───── Recorded information

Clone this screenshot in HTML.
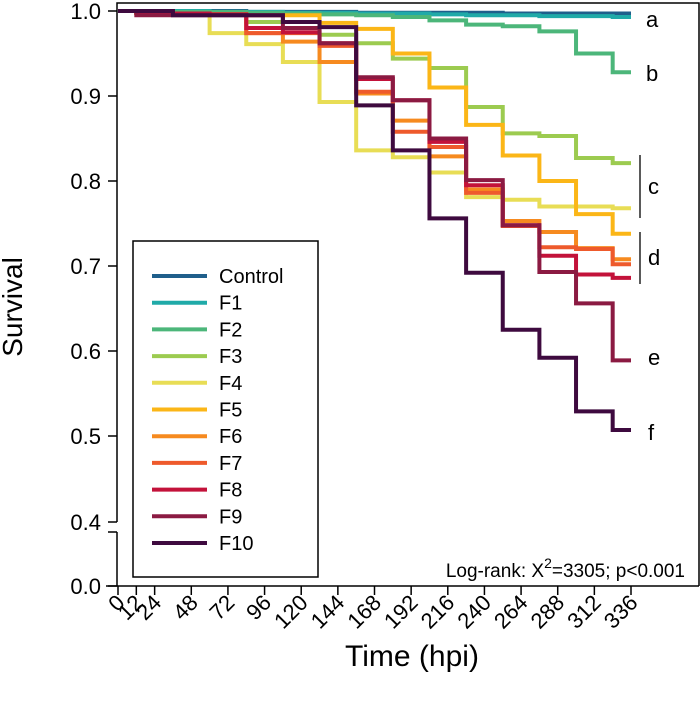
<!DOCTYPE html>
<html><head><meta charset="utf-8"><style>
html,body{margin:0;padding:0;background:#fff;}
svg{display:block;font-family:"Liberation Sans",Arial,sans-serif;}
</style></head><body>
<svg id="chart" width="700" height="705" viewBox="0 0 700 705">
<g id="marks"></g>
<g id="axes"></g>
<g id="legend"></g>
<text x="15" y="300" transform="rotate(-90 22 300)" font-size="28" text-anchor="middle">Survival</text>
<text x="412" y="666" font-size="30" text-anchor="middle">Time (hpi)</text>
<text x="685" y="577" font-size="19" text-anchor="end">Log-rank: X<tspan dy="-9" font-size="14">2</tspan><tspan dy="9">=3305; p&lt;0.001</tspan></text>
<g font-size="22">
<text x="646" y="27">a</text>
<text x="646" y="81">b</text>
<text x="648" y="194">c</text>
<text x="648" y="265">d</text>
<text x="648" y="365">e</text>
<text x="648" y="440">f</text>
<line x1="640" y1="155" x2="640" y2="218" stroke="#000" stroke-width="1.3"/>
<line x1="640" y1="232" x2="640" y2="284" stroke="#000" stroke-width="1.3"/>
</g>
</svg>
<script>
const stepTimes=[0,12,36,60,84,108,132,156,180,204,228,252,276,300,324];
const endTime=336;
const seriesNames=["Control","F1","F2","F3","F4","F5","F6","F7","F8","F9","F10"];
const control=[1,1,1,1,0.999,0.999,0.999,0.998,0.998,0.998,0.998,0.997,0.997,0.997,0.997];
const f1=[1,1,1,0.999,0.999,0.998,0.998,0.997,0.997,0.996,0.995,0.995,0.994,0.994,0.993];
const f2=[1,1,0.999,0.999,0.998,0.997,0.996,0.995,0.993,0.989,0.984,0.982,0.976,0.95,0.928];
const f3=[1,0.998,0.997,0.996,0.987,0.987,0.972,0.962,0.944,0.933,0.887,0.856,0.853,0.827,0.821];
const f4=[1,0.997,0.997,0.974,0.961,0.94,0.893,0.836,0.828,0.81,0.781,0.778,0.77,0.77,0.768];
const f5=[1,0.998,0.997,0.996,0.995,0.995,0.986,0.979,0.95,0.91,0.866,0.83,0.8,0.761,0.738];
const f6=[1,0.998,0.997,0.996,0.974,0.964,0.94,0.903,0.871,0.829,0.79,0.753,0.74,0.721,0.708];
const f7=[1,0.998,0.997,0.996,0.974,0.974,0.959,0.905,0.858,0.84,0.786,0.747,0.722,0.72,0.702];
const f8=[1,0.998,0.997,0.996,0.98,0.975,0.962,0.92,0.895,0.846,0.795,0.748,0.712,0.69,0.686];
const f9=[1,0.995,0.995,0.995,0.995,0.98,0.962,0.922,0.895,0.85,0.801,0.748,0.693,0.656,0.589];
const f10=[1,1,0.995,0.995,0.995,0.987,0.981,0.889,0.836,0.756,0.692,0.625,0.592,0.529,0.507];
const xTicks=[0,12,24,48,72,96,120,144,168,192,216,240,264,288,312,336];
const yTicks=[1.0,0.9,0.8,0.7,0.6,0.5];
const yTickLabels=["1.0","0.9","0.8","0.7","0.6","0.5"];

const colors=["#1f5f8b","#20aaa8","#4cb67a","#9ccb50","#e8dd55","#fbb617","#f68a1f","#ee5a2c","#c3123a","#8b1a42","#3e0a3f"];
const allSeries=[control,f1,f2,f3,f4,f5,f6,f7,f8,f9,f10];
const NS="http://www.w3.org/2000/svg";
function xs(t){return 118+t*(631-118)/336;}
function ys(v){return 11+(1-v)*850;}
function mk(tag,attrs,parent){const e=document.createElementNS(NS,tag);for(const k in attrs)e.setAttribute(k,attrs[k]);parent.appendChild(e);return e;}
const marks=document.getElementById('marks');
allSeries.forEach((s,i)=>{
  let d="M"+xs(stepTimes[0])+","+ys(s[0]);
  for(let k=1;k<s.length;k++){d+=" H"+xs(stepTimes[k])+" V"+ys(s[k]);}
  d+=" H"+xs(endTime);
  const p=mk('path',{d:d,fill:'none',stroke:colors[i],'stroke-width':4,'stroke-linejoin':'miter'},marks);
  
  
});
const axes=document.getElementById('axes');
const fr=mk('path',{d:"M117,522 V3 H699 V586",fill:'none',stroke:'#000','stroke-width':1.5},axes);


const yl2=mk('line',{x1:117,y1:532,x2:117,y2:586,stroke:'#000','stroke-width':1.5},axes);


const xl=mk('line',{x1:106,y1:586,x2:699,y2:586,stroke:'#000','stroke-width':1.5},axes);


yTicks.forEach((v,i)=>{
  const y=ys(v);
  const t=mk('line',{x1:108,y1:y,x2:117,y2:y,stroke:'#000','stroke-width':1.5},axes);
  
  
  const l=mk('text',{x:101,y:y+8,'font-size':22,'text-anchor':'end'},axes);
  l.textContent=yTickLabels[i];
  
  
});
[[522,"0.4"],[586,"0.0"]].forEach(([y,lab])=>{
  const t=mk('line',{x1:108,y1:y,x2:117,y2:y,stroke:'#000','stroke-width':1.5},axes);
  
  
  const l=mk('text',{x:101,y:y+8,'font-size':22,'text-anchor':'end'},axes);
  l.textContent=lab;
  
  
});
const br=mk('line',{x1:108,y1:532,x2:117,y2:532,stroke:'#000','stroke-width':1.5},axes);


xTicks.forEach(t=>{
  const x=xs(t);
  const tk=mk('line',{x1:x,y1:586,x2:x,y2:595,stroke:'#000','stroke-width':1.5},axes);
  
  
  const l=mk('text',{x:x+8,y:604,'font-size':22,'text-anchor':'end',transform:'rotate(-45 '+(x+8)+' 604)'},axes);
  l.textContent=String(t);
  
  
});
const lg=document.getElementById('legend');
const box=mk('rect',{x:133,y:241,width:185,height:336,fill:'#fff',stroke:'#000','stroke-width':1.5},lg);


seriesNames.forEach((n,i)=>{
  const y=276+i*26.7;
  const g=mk('g',{},lg);
  
  
  mk('line',{x1:152,y1:y,x2:207,y2:y,stroke:colors[i],'stroke-width':4},g);
  const t=mk('text',{x:219,y:y+7,'font-size':20},g);
  t.textContent=n;
});
</script>
</body></html>
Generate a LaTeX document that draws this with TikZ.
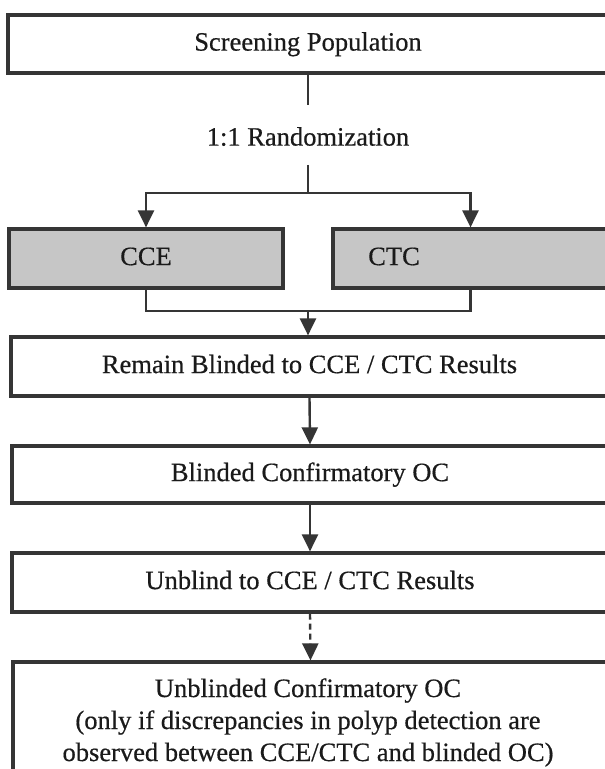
\documentclass[tikz,border=0pt]{standalone}
\usepackage{fontspec}
\setmainfont[FakeBold=0.5]{Liberation Serif}
\usetikzlibrary{arrows.meta}
\definecolor{edge}{HTML}{353535}
\definecolor{ink}{HTML}{1A1A1A}
\definecolor{boxgrey}{HTML}{C6C6C6}
\begin{document}
\begin{tikzpicture}[x=0.5pt,y=-0.5pt,
  txt/.style={font=\fontsize{13.25}{16}\selectfont, text=ink},
  box/.style={txt, draw=edge, line width=1.6pt, fill=white, inner sep=0pt, text height=0.66em, text depth=0pt},
  greybox/.style={box, fill=boxgrey},
  lbl/.style={txt, inner sep=0pt},
  conn/.style={draw=edge, line width=1.2pt},
  arr/.style={conn, -{Triangle[width=8pt,length=8.5pt]}}
]
\useasboundingbox (0,0) rectangle (604,769);
\fill[white] (0,0) rectangle (604,769);

% boxes
\node[box, minimum width=300pt, minimum height=29pt] (scr) at (308,44) {Screening Population};
\node[greybox, minimum width=137pt, minimum height=29.5pt] (cce) at (146,258.5) {CCE};
\node[greybox, minimum width=137.5pt, minimum height=29.5pt] (ctc) at (470.5,258.5) {CTC\kern76.5pt};
\node[box, minimum width=298.5pt, minimum height=29.5pt] (remain) at (309.5,366.5) {Remain Blinded to CCE / CTC Results};
\node[box, minimum width=298pt, minimum height=28.5pt] (blind) at (310,474.5) {Blinded Confirmatory OC};
\node[box, minimum width=298pt, minimum height=29.5pt] (unblind) at (310,582.5) {Unblind to CCE / CTC Results};
\node[box, minimum width=297.5pt, minimum height=64pt] (final) at (310.5,726) {};

% text of the last box
\node[lbl, anchor=base] (fin1) at (308,697) {Unblinded Confirmatory OC};
\node[lbl, anchor=base] (fin2) at (308,729) {(only if discrepancies in polyp detection are};
\node[lbl, anchor=base] (fin3) at (308,761) {observed between CCE/CTC and blinded OC)};

% randomization label
\node[lbl, text height=0.66em, text depth=0pt] (rand) at (308,139) {1:1 Randomization};

% helper coordinates
\coordinate (r1) at (308,105);
\coordinate (r2) at (308,165);
\coordinate (split) at (308,193);
\coordinate (merge) at (308,311);

% connectors
\draw[conn] (scr.south) -- (r1);
\draw[conn] (r2) -- (split);
\draw[arr] (split) -| (cce.north);
\draw[arr] (split) -| (ctc.north);
\draw[conn] (cce.south) |- (merge);
\draw[conn] (ctc.south) |- (merge);
\draw[arr] (merge) -- (merge |- remain.north);
\draw[arr] (remain.south) -- (blind.north);
\draw[arr] (blind.south) -- (unblind.north);
\draw[arr, dash pattern=on 3pt off 2pt] (unblind.south) -- (final.north);
\end{tikzpicture}
\end{document}
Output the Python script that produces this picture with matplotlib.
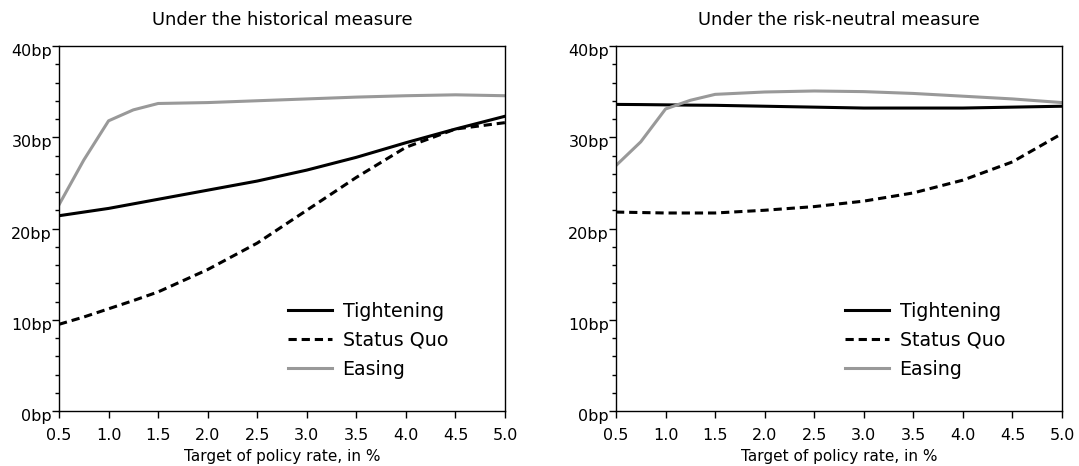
import matplotlib
matplotlib.use("Agg")
import matplotlib.pyplot as plt
import matplotlib.transforms as mtransforms
from matplotlib.ticker import MultipleLocator

x_rate = [0.5, 0.75, 1.0, 1.25, 1.5, 2.0, 2.5, 3.0, 3.5, 4.0, 4.5, 5.0]

# Historical measure
hist_tightening = [21.4, 21.8, 22.2, 22.7, 23.2, 24.2, 25.2, 26.4, 27.8, 29.4, 30.9, 32.3]
hist_status_quo = [9.5, 10.3, 11.2, 12.1, 13.05, 15.5, 18.4, 22.0, 25.6, 28.9, 30.9, 31.6]
hist_easing = [22.6, 27.5, 31.8, 33.0, 33.7, 33.8, 34.0, 34.2, 34.4, 34.55, 34.65, 34.55]

# Risk-neutral measure
rn_tightening = [33.6, 33.58, 33.55, 33.52, 33.5, 33.4, 33.3, 33.2, 33.2, 33.2, 33.3, 33.4]
rn_status_quo = [21.8, 21.75, 21.7, 21.7, 21.7, 22.0, 22.4, 23.0, 23.9, 25.3, 27.3, 30.4]
rn_easing = [26.9, 29.5, 33.1, 34.05, 34.7, 34.96, 35.07, 35.0, 34.8, 34.5, 34.2, 33.8]

titles = ["Under the historical measure", "Under the risk-neutral measure"]
xlabel = "Target of policy rate, in %"
labels = ["Tightening", "Status Quo", "Easing"]
xticks = [0.5, 1.0, 1.5, 2.0, 2.5, 3.0, 3.5, 4.0, 4.5, 5.0]
yticks = [0, 10, 20, 30, 40]

plt.rcParams['font.family'] = ['DejaVu Sans']

fig = plt.figure(figsize=(10.79, 4.66), dpi=100)
ax1 = fig.add_axes([59/1079, 55/466, 446/1079, 365/466])
ax2 = fig.add_axes([616/1079, 55/466, 446/1079, 365/466])

panels = [(ax1, hist_tightening, hist_status_quo, hist_easing),
          (ax2, rn_tightening, rn_status_quo, rn_easing)]

shift_down = mtransforms.ScaledTranslation(0, -4/100, fig.dpi_scale_trans)

for i, (ax, t, s, e) in enumerate(panels):
    ax.plot(x_rate, t, color='black', lw=2.2, label=labels[0])
    ax.plot(x_rate, s, color='black', lw=2.2, ls=(0, (2.7, 1.6)), label=labels[1])
    ax.plot(x_rate, e, color='#999999', lw=2.2, label=labels[2])
    ax.set_xlim(0.5, 5.0)
    ax.set_ylim(0, 40)
    ax.set_xticks(xticks)
    ax.set_xticklabels([f"{v:.1f}" for v in xticks])
    ax.set_yticks(yticks)
    ax.set_yticklabels([f"{v}bp" for v in yticks])
    ax.yaxis.set_minor_locator(MultipleLocator(2))
    ax.tick_params(axis='both', which='major', direction='out', length=5, width=1,
                   labelsize=11.5, top=False, right=False)
    ax.tick_params(axis='x', which='major', pad=7)
    ax.tick_params(axis='y', which='major', pad=0)
    ax.tick_params(axis='y', which='minor', direction='out', length=3, width=1)
    for lbl in ax.get_yticklabels():
        lbl.set_transform(lbl.get_transform() + shift_down)
    for sp in ax.spines.values():
        sp.set_linewidth(1.0)
    ax.set_title(titles[i], fontsize=12.9, pad=15)
    ax.set_xlabel(xlabel, fontsize=11, labelpad=4.5)
    ax.legend(loc='lower left', bbox_to_anchor=(0.513, 0.089), frameon=False,
              borderpad=0, borderaxespad=0,
              fontsize=13.7, handlelength=2.3, handletextpad=0.58, labelspacing=0.52)

fig.savefig("out.png", dpi=100)
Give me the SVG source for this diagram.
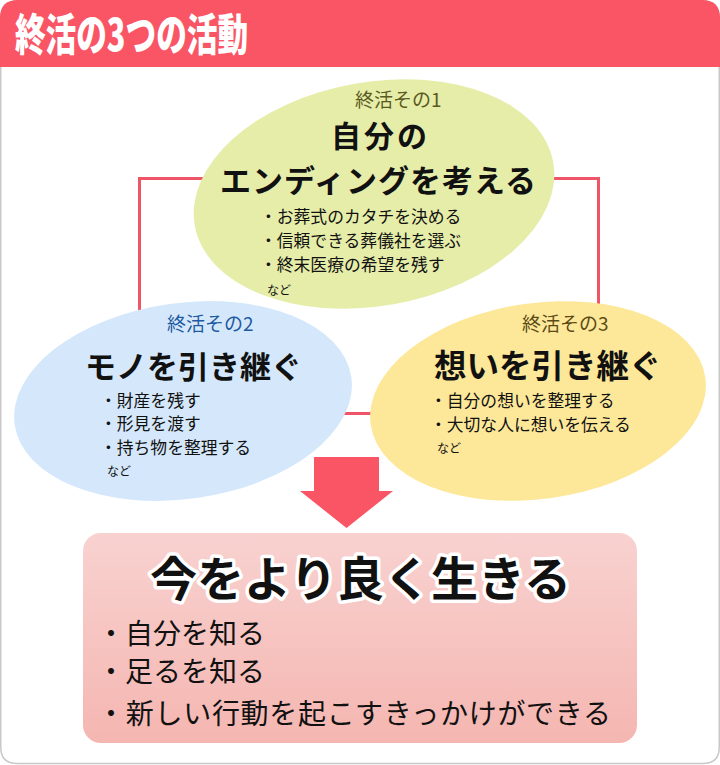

──────────

• **Stated exercise**
Only lines holding the string "that" are wanted; gather each one from the entries above.

• **Full output**
Generate a LaTeX document that draws this with TikZ.
Output the Python script that produces this picture with matplotlib.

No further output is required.